Filtering Rules for Flow Time Minimization in a Parallel Machine Scheduling Problem

TL;DR

This paper introduces filtering rules based on a polynomial-time algorithm to improve flow time minimization in parallel machine scheduling with qualification constraints, demonstrating enhanced efficiency over existing models.

Contribution

It develops filtering rules derived from a polynomial-time algorithm for flow time minimization, improving the performance of constraint programming models in scheduling.

Findings

Filtering rules significantly improve model efficiency.

Experimental results show better competitiveness with existing methods.

Rules effectively reduce disqualifications and flow time.

Abstract

This paper studies the scheduling of jobs of different families on parallel machines with qualification constraints. Originating from semiconductor manufacturing, this constraint imposes a time threshold between the execution of two jobs of the same family. Otherwise, the machine becomes disqualified for this family.
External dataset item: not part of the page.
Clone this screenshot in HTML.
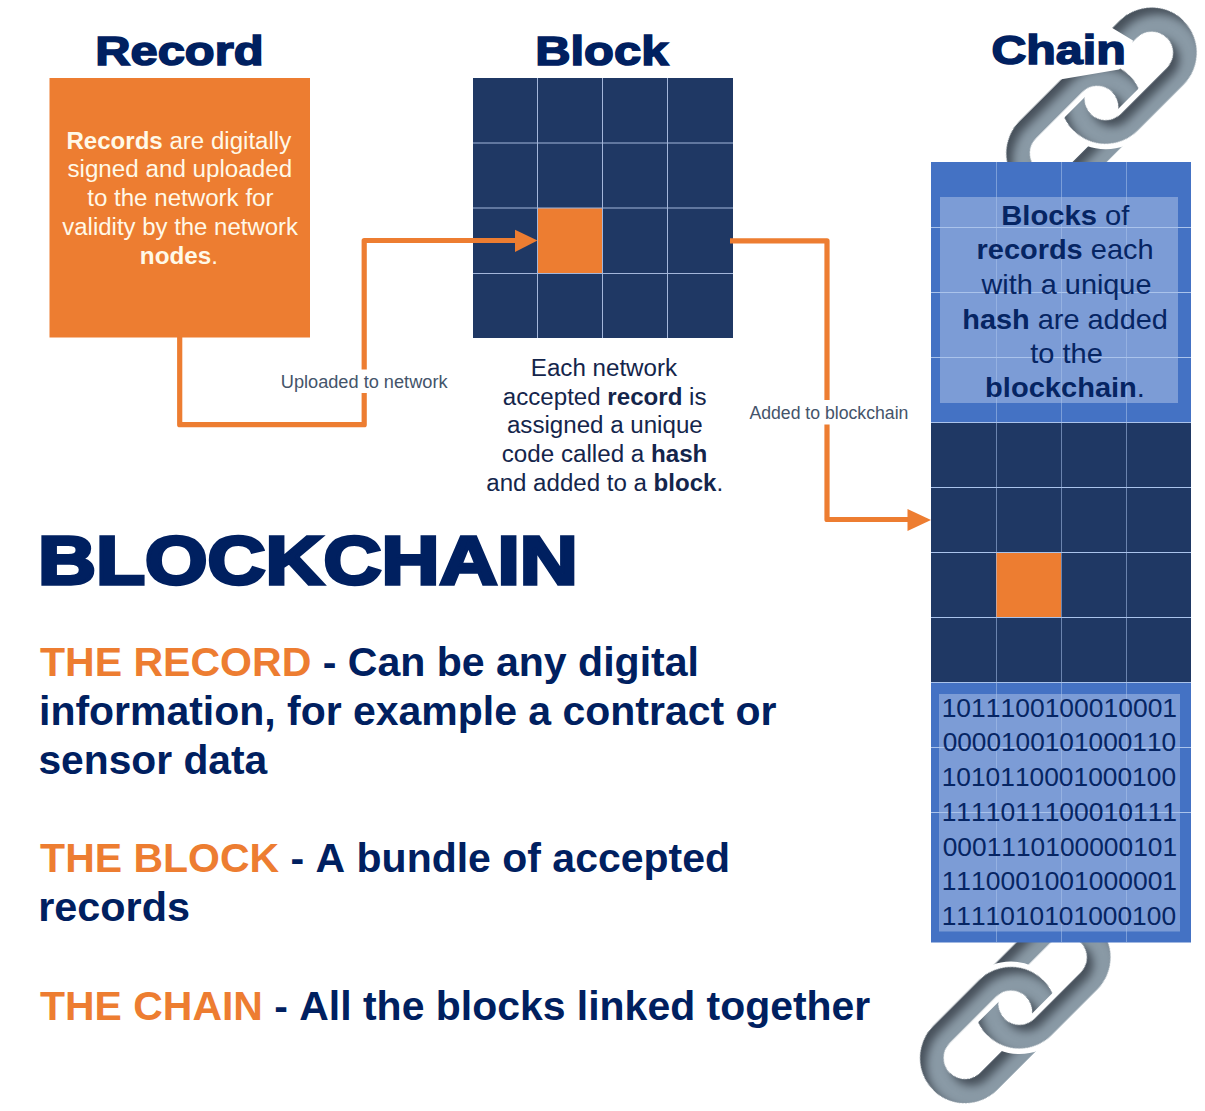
<!DOCTYPE html>
<html><head><meta charset="utf-8">
<style>
html,body{margin:0;padding:0;background:#fff;width:1205px;height:1111px;overflow:hidden}
svg{display:block}
text{font-family:"Liberation Sans",sans-serif;font-kerning:none}
</style></head><body>
<svg width="1205" height="1111" viewBox="0 0 1205 1111">
<defs>
<path id="lkA" d="M712,806.7 L777,806.7 A45,45 0 0 1 777,896.7 L712,896.7 A45,45 0 0 1 712,806.7 Z M712,830.2 L777,830.2 A21.5,21.5 0 0 1 777,873.2 L712,873.2 A21.5,21.5 0 0 1 712,830.2 Z" fill-rule="evenodd"/>
<path id="lkB" d="M635,806.7 L700,806.7 A45,45 0 0 1 700,896.7 L635,896.7 A45,45 0 0 1 635,806.7 Z M635,830.2 L700,830.2 A21.5,21.5 0 0 1 700,873.2 L635,873.2 A21.5,21.5 0 0 1 635,830.2 Z" fill-rule="evenodd"/>
<filter id="sh" x="-30%" y="-30%" width="160%" height="160%" color-interpolation-filters="sRGB">
 <feOffset in="SourceAlpha" dx="0" dy="9" result="off"/>
 <feGaussianBlur in="off" stdDeviation="4.5" result="blur"/>
 <feComposite in="SourceAlpha" in2="blur" operator="out" result="inv"/>
 <feFlood flood-color="#3F4852" flood-opacity="0.9"/>
 <feComposite in2="inv" operator="in" result="shadow"/>
 <feMerge><feMergeNode in="SourceGraphic"/><feMergeNode in="shadow"/></feMerge>
</filter>
<mask id="mTop" maskUnits="userSpaceOnUse" x="400" y="600" width="600" height="500"><rect x="400" y="600" width="600" height="251.70000000000005" fill="#fff"/></mask>
<mask id="mBot" maskUnits="userSpaceOnUse" x="400" y="600" width="600" height="500"><rect x="400" y="851.7" width="600" height="400" fill="#fff"/></mask>
<g id="chainG" transform="matrix(0.70711 -0.70711 0.70711 0.70711 0 0)">
 <use href="#lkB" fill="#8A9AA6" filter="url(#sh)"/>
 <use href="#lkA" fill="#8A9AA6" filter="url(#sh)"/>
 <g mask="url(#mBot)">
  <use href="#lkB" fill="#8A9AA6" filter="url(#sh)"/>
  <use href="#lkA" fill="none" stroke="#fff" stroke-width="11.0"/>
  <use href="#lkA" fill="#8A9AA6" filter="url(#sh)"/>
 </g>
 <g mask="url(#mTop)">
  <use href="#lkA" fill="#8A9AA6" filter="url(#sh)"/>
  <use href="#lkB" fill="none" stroke="#fff" stroke-width="11.0"/>
  <use href="#lkB" fill="#8A9AA6" filter="url(#sh)"/>
 </g>
</g>
</defs>
<use href="#chainG"/>
<polygon points="1111.5,27.5 1133,40.5 1128,62 1119,69.5 1060,79.5 1045,79 1045,22 1100,18" fill="#fff"/>
<use href="#chainG" transform="translate(-86.2 904.7)"/>
<rect x="49.5" y="78" width="260.5" height="259.5" fill="#ED7D31"/>
<rect x="473" y="78" width="260" height="260" fill="#1F3864"/>
<rect x="538" y="208" width="65" height="65" fill="#ED7D31"/>
<g stroke="#A3B6DA" stroke-width="1">
<line x1="537.5" y1="78" x2="537.5" y2="338"/>
<line x1="602.5" y1="78" x2="602.5" y2="338"/>
<line x1="667.5" y1="78" x2="667.5" y2="338"/>
<line x1="473" y1="143" x2="733" y2="143"/>
<line x1="473" y1="208" x2="733" y2="208"/>
<line x1="473" y1="273.5" x2="733" y2="273.5"/>
</g>
<rect x="931" y="162" width="260" height="260" fill="#4472C4"/>
<rect x="931" y="422" width="260" height="260" fill="#1F3864"/>
<rect x="931" y="682" width="260" height="260.5" fill="#4472C4"/>
<rect x="996" y="552" width="65" height="65" fill="#ED7D31"/>

<rect x="940" y="197" width="238" height="206" fill="#fff" fill-opacity="0.3"/>
<rect x="939" y="694" width="241" height="237.5" fill="#fff" fill-opacity="0.3"/>
<g stroke="#AAC3EB" stroke-width="1" stroke-opacity="0.55">
<line x1="996.5" y1="162" x2="996.5" y2="942"/>
<line x1="1061.5" y1="162" x2="1061.5" y2="942"/>
<line x1="1126.5" y1="162" x2="1126.5" y2="942"/>
</g>
<g stroke="#AAC3EB" stroke-width="1">
<line x1="931" y1="227.5" x2="1191" y2="227.5"/>
<line x1="931" y1="292.5" x2="1191" y2="292.5"/>
<line x1="931" y1="357.5" x2="1191" y2="357.5"/>
<line x1="931" y1="422.5" x2="1191" y2="422.5"/>
<line x1="931" y1="487.5" x2="1191" y2="487.5"/>
<line x1="931" y1="552.5" x2="1191" y2="552.5"/>
<line x1="931" y1="617.5" x2="1191" y2="617.5"/>
<line x1="931" y1="682.5" x2="1191" y2="682.5"/>
<line x1="931" y1="747.5" x2="1191" y2="747.5"/>
<line x1="931" y1="812.5" x2="1191" y2="812.5"/>
</g>
<g fill="none" stroke="#ED7D31" stroke-width="5.2" stroke-linejoin="round">
<path d="M179.7,337 V424.7 H364.2 V240.5 H516"/>
<path d="M730,240.8 H827 V519.5 H909"/>
</g>
<polygon points="515,229.7 537.5,240.5 515,252" fill="#ED7D31"/>
<polygon points="907.5,508.9 931,520 907.5,531" fill="#ED7D31"/>
<rect x="276" y="369.5" width="176" height="23.5" fill="#fff"/>
<rect x="744" y="400" width="170" height="24.5" fill="#fff"/>
<text x="95.17" y="64.8" font-size="41.5" font-weight="bold" fill="#002060" textLength="168.45" lengthAdjust="spacingAndGlyphs" stroke="#002060" stroke-width="1.6" stroke-linejoin="miter">Record</text>
<text x="535.16" y="65.0" font-size="41.5" font-weight="bold" fill="#002060" textLength="133.26" lengthAdjust="spacingAndGlyphs" stroke="#002060" stroke-width="1.6" stroke-linejoin="miter">Block</text>
<text x="991.47" y="63.6" font-size="41.5" font-weight="bold" fill="#002060" textLength="134.18" lengthAdjust="spacingAndGlyphs" stroke="#002060" stroke-width="1.6" stroke-linejoin="miter">Chain</text>
<text x="66.41" y="148.8" font-size="23" font-weight="normal" fill="#FFF9E8" textLength="224.86" lengthAdjust="spacingAndGlyphs"><tspan font-weight="bold">Records</tspan> are digitally</text>
<text x="67.45" y="177.4" font-size="23" font-weight="normal" fill="#FFF9E8" textLength="224.73" lengthAdjust="spacingAndGlyphs">signed and uploaded</text>
<text x="87.2" y="206.3" font-size="23" font-weight="normal" fill="#FFF9E8" textLength="186.34" lengthAdjust="spacingAndGlyphs">to the network for</text>
<text x="62.3" y="235.3" font-size="23" font-weight="normal" fill="#FFF9E8" textLength="235.69" lengthAdjust="spacingAndGlyphs">validity by the network</text>
<text x="139.89" y="264.4" font-size="23" font-weight="normal" fill="#FFF9E8" textLength="78.15" lengthAdjust="spacingAndGlyphs"><tspan font-weight="bold">nodes</tspan>.</text>
<text x="530.8" y="376.0" font-size="23" font-weight="normal" fill="#14254B" textLength="146.28" lengthAdjust="spacingAndGlyphs">Each network</text>
<text x="502.85" y="404.6" font-size="23" font-weight="normal" fill="#14254B" textLength="203.66" lengthAdjust="spacingAndGlyphs">accepted <tspan font-weight="bold">record</tspan> is</text>
<text x="506.95" y="433.2" font-size="23" font-weight="normal" fill="#14254B" textLength="195.8" lengthAdjust="spacingAndGlyphs">assigned a unique</text>
<text x="501.75" y="462.0" font-size="23" font-weight="normal" fill="#14254B" textLength="205.66" lengthAdjust="spacingAndGlyphs">code called a <tspan font-weight="bold">hash</tspan></text>
<text x="486.25" y="490.8" font-size="23" font-weight="normal" fill="#14254B" textLength="236.9" lengthAdjust="spacingAndGlyphs">and added to a <tspan font-weight="bold">block</tspan>.</text>
<text x="1001.32" y="225.3" font-size="28" font-weight="normal" fill="#062563" textLength="128.05" lengthAdjust="spacingAndGlyphs"><tspan font-weight="bold">Blocks</tspan> of</text>
<text x="976.53" y="258.9" font-size="28" font-weight="normal" fill="#062563" textLength="177.03" lengthAdjust="spacingAndGlyphs"><tspan font-weight="bold">records</tspan> each</text>
<text x="981.5" y="294.0" font-size="28" font-weight="normal" fill="#062563" textLength="169.95" lengthAdjust="spacingAndGlyphs">with a unique</text>
<text x="962.24" y="328.5" font-size="28" font-weight="normal" fill="#062563" textLength="205.65" lengthAdjust="spacingAndGlyphs"><tspan font-weight="bold">hash</tspan> are added</text>
<text x="1030.2" y="362.9" font-size="28" font-weight="normal" fill="#062563" textLength="72.6" lengthAdjust="spacingAndGlyphs">to the</text>
<text x="985.13" y="397.3" font-size="28" font-weight="normal" fill="#062563" textLength="159.8" lengthAdjust="spacingAndGlyphs"><tspan font-weight="bold">blockchain</tspan>.</text>
<text x="280.76" y="387.6" font-size="17.5" font-weight="normal" fill="#44546A" textLength="166.79" lengthAdjust="spacingAndGlyphs">Uploaded to network</text>
<text x="749.4" y="418.7" font-size="17.5" font-weight="normal" fill="#44546A" textLength="159.03" lengthAdjust="spacingAndGlyphs">Added to blockchain</text>
<text x="37.98" y="584.3" font-size="69" font-weight="bold" fill="#002060" textLength="539.8" lengthAdjust="spacingAndGlyphs" stroke="#002060" stroke-width="3.4" stroke-linejoin="miter">BLOCKCHAIN</text>
<text x="40.0" y="675.5" font-size="41.5" font-weight="bold" fill="#002060" textLength="658.95" lengthAdjust="spacingAndGlyphs"><tspan fill="#ED7D31">THE RECORD</tspan> - Can be any digital</text>
<text x="39.04" y="724.7" font-size="41.5" font-weight="bold" fill="#002060" textLength="737.42" lengthAdjust="spacingAndGlyphs">information, for example a contract or</text>
<text x="38.44" y="774" font-size="41.5" font-weight="bold" fill="#002060" textLength="228.82" lengthAdjust="spacingAndGlyphs">sensor data</text>
<text x="40.1" y="871.9" font-size="41.5" font-weight="bold" fill="#002060" textLength="689.99" lengthAdjust="spacingAndGlyphs"><tspan fill="#ED7D31">THE BLOCK</tspan> - A bundle of accepted</text>
<text x="38.21" y="920.8" font-size="41.5" font-weight="bold" fill="#002060" textLength="151.74" lengthAdjust="spacingAndGlyphs">records</text>
<text x="40.0" y="1019.5" font-size="41.5" font-weight="bold" fill="#002060" textLength="830.32" lengthAdjust="spacingAndGlyphs"><tspan fill="#ED7D31">THE CHAIN</tspan> - All the blocks linked together</text>
<text x="941.66" y="717" font-size="26" font-weight="normal" fill="#062563" textLength="235.42" lengthAdjust="spacingAndGlyphs">1011100100010001</text>
<text x="942.69" y="751.4" font-size="26" font-weight="normal" fill="#062563" textLength="233.37" lengthAdjust="spacingAndGlyphs">0000100101000110</text>
<text x="941.67" y="786.3" font-size="26" font-weight="normal" fill="#062563" textLength="234.39" lengthAdjust="spacingAndGlyphs">1010110001000100</text>
<text x="941.66" y="820.9" font-size="26" font-weight="normal" fill="#062563" textLength="235.42" lengthAdjust="spacingAndGlyphs">1111011100010111</text>
<text x="942.69" y="855.6" font-size="26" font-weight="normal" fill="#062563" textLength="234.39" lengthAdjust="spacingAndGlyphs">0001110100000101</text>
<text x="941.66" y="890.3" font-size="26" font-weight="normal" fill="#062563" textLength="235.42" lengthAdjust="spacingAndGlyphs">1110001001000001</text>
<text x="941.67" y="925.2" font-size="26" font-weight="normal" fill="#062563" textLength="234.39" lengthAdjust="spacingAndGlyphs">1111010101000100</text>
</svg>
</body></html>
The goal is to minimize both the flow time and the number of disqualifications. Recently, an efficient constraint programming model has been proposed. However, when priority is given to the flow time objective, the efficiency of the model can be improved. This paper uses a polynomial-time algorithm which minimize the flow time for a single machine relaxation where disqualifications are not considered. Using this algorithm one can derived filtering rules on different variables of the model. Experimental results are presented showing the effectiveness of these rules. They improve the competitiveness with the mixed integer linear program of the literature.